# HRD Scores



## Tackleberry22 (Dec 21, 2002)

Does anyone know if the test scores can be viewed on the HRD website? Or do we have to wait another month to find out?


----------



## Irishpride (May 5, 2002)

According to the Civil Service web site you will actually have to wait TWO more months for your grade ("to be mailed out Aug. 1st") . I don't think that they will have everything online until the list is certified (November).


----------



## Mortal knight (Jun 17, 2003)

Actually, I emailed HRD/ Civil Service department and asked when the results will be posted. The reply I got was Mid- to late July for the Web site. Mailing should be mid September. 
but as we all know why hold your breath :roll: No one is really hiring off the list till about 2005, atleast that is what i heard from the towns around here.


----------



## tomahawk (May 1, 2002)

From the Civil Service website:

Marks will be mailed out by August 1, 2003.

The eligible list will be established on November 1, 2003.

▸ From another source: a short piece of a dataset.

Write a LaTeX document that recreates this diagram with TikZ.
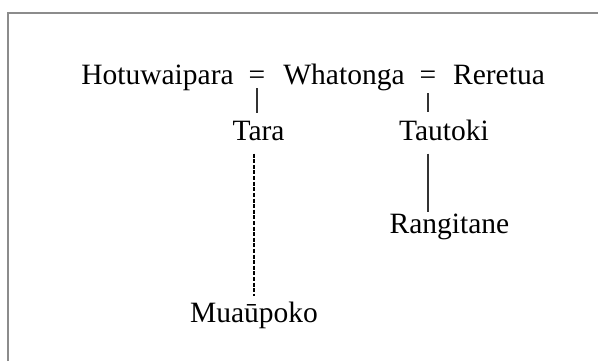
\documentclass[tikz,border=0pt]{standalone}
\usepackage{fontspec}
\setmainfont{Liberation Serif}

\begin{document}
\begin{tikzpicture}[x=0.5pt, y=-0.5pt,
  font=\fontsize{14.75}{18}\selectfont,
  person/.style={anchor=base, inner sep=0pt},
  descent/.style={draw=black!80, line width=0.7pt},
  unsure/.style={draw=black, line width=0.6pt, dash pattern=on 2pt off 0.8pt}]

\useasboundingbox (0,0) rectangle (598,361);

% frame
\draw[black!45, line width=1pt] (8,361) -- (8,13) -- (598,13);

% parents
\path
(157.5,84) node[person] (hotuwaipara) {Hotuwaipara}
(257,84) node[person] (eqA) {=}
(344,84) node[person] (whatonga) {Whatonga}
(428,84) node[person] (eqB) {=}
(499,84) node[person] (reretua) {Reretua}
;

% children
\path
(258.5,140) node[person] (tara) {Tara}
(444,140) node[person] (tautoki) {Tautoki}
(449.5,233) node[person] (rangitane) {Rangitane}
(254,322) node[person] (muaupoko) {Muaūpoko}
;

% lines of descent
\draw[descent, shorten <=2pt, shorten >=3.5pt] (eqA.south) -- (eqA.south |- tara.north) ;
\draw[descent, shorten <=4.5pt, shorten >=3.5pt] (eqB.south) -- (eqB.south |- tautoki.north) ;
\draw[descent, shorten <=6.5pt, shorten >=0.5pt] (eqB.south |- tautoki.south) -- (eqB.south |- rangitane.north) ;
\draw[unsure, shorten <=6.5pt, shorten >=2.5pt] (muaupoko.north |- tara.south) -- (muaupoko.north) ;

\end{tikzpicture}
\end{document}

Standings will be available online by November 19, 2003.

-Mike


----------



## Metrowestma2003 (May 2, 2003)

Why is the new list not certified in September like all the previous tests in recent memory? According to civil service law, the eligible list cannot exceed two years except in three unique situations:

Chapter 31: Section 25. Eligible lists; certification; refusal to accept employment.

Which states in part:

Persons on an eligible list shall be eligible for certification from such list for such period as the administrator shall determine, but in any event not to exceed two years, unless one of the following exceptions applies: 

(1) such eligibility is extended by law because such persons are in the military or naval service; (2) the administrator is temporarily enjoined by a court order from certifying names from an eligible list, in which case eligibility of persons on such list shall be extended for a period equal to the duration of such order; or (3) no new list is established, in which case eligibility of all persons on such list shall be extended until a new list is established for the same position for which the original list was established; provided, however, that the administrator may revoke the eligibility of the entire list or of any persons on such list subsequent to said two-year period if he shall determine that the effective maintenance of the merit system so requires such revocation and, provided further, that a written notice and explanation for said revocation is sent to the clerks of the senate and house of representatives.


----------



## LeadDog17 (May 3, 2002)

Metrowestma2003 said:


> Why is the new list not certified in September like all the previous tests in recent memory? According to civil service law, the eligible list cannot exceed two years except in three unique situations:
> 
> Chapter 31: Section 25. Eligible lists; certification; refusal to accept employment.
> 
> ...


No one will EVER know why HRD does some of the things it does, but it looks to me like section 3 (above, in bold) makes it safe for them to put off validation of the list. It doesn't say they MUST create the new list in 2 years. They could put off the certification months and (3) just causes the old list to remain valid.
-Eric 
-Eric


----------



## Metrowestma2003 (May 2, 2003)

I agree with what you are saying, that HRD does whatever they want, whenever they want. However, since their own website indicates that the scores will be mailed out on August 1st, how long could it possibly take to compile a list?!

They have managed to compile the lists and scoring for many years, why the sudden change?


----------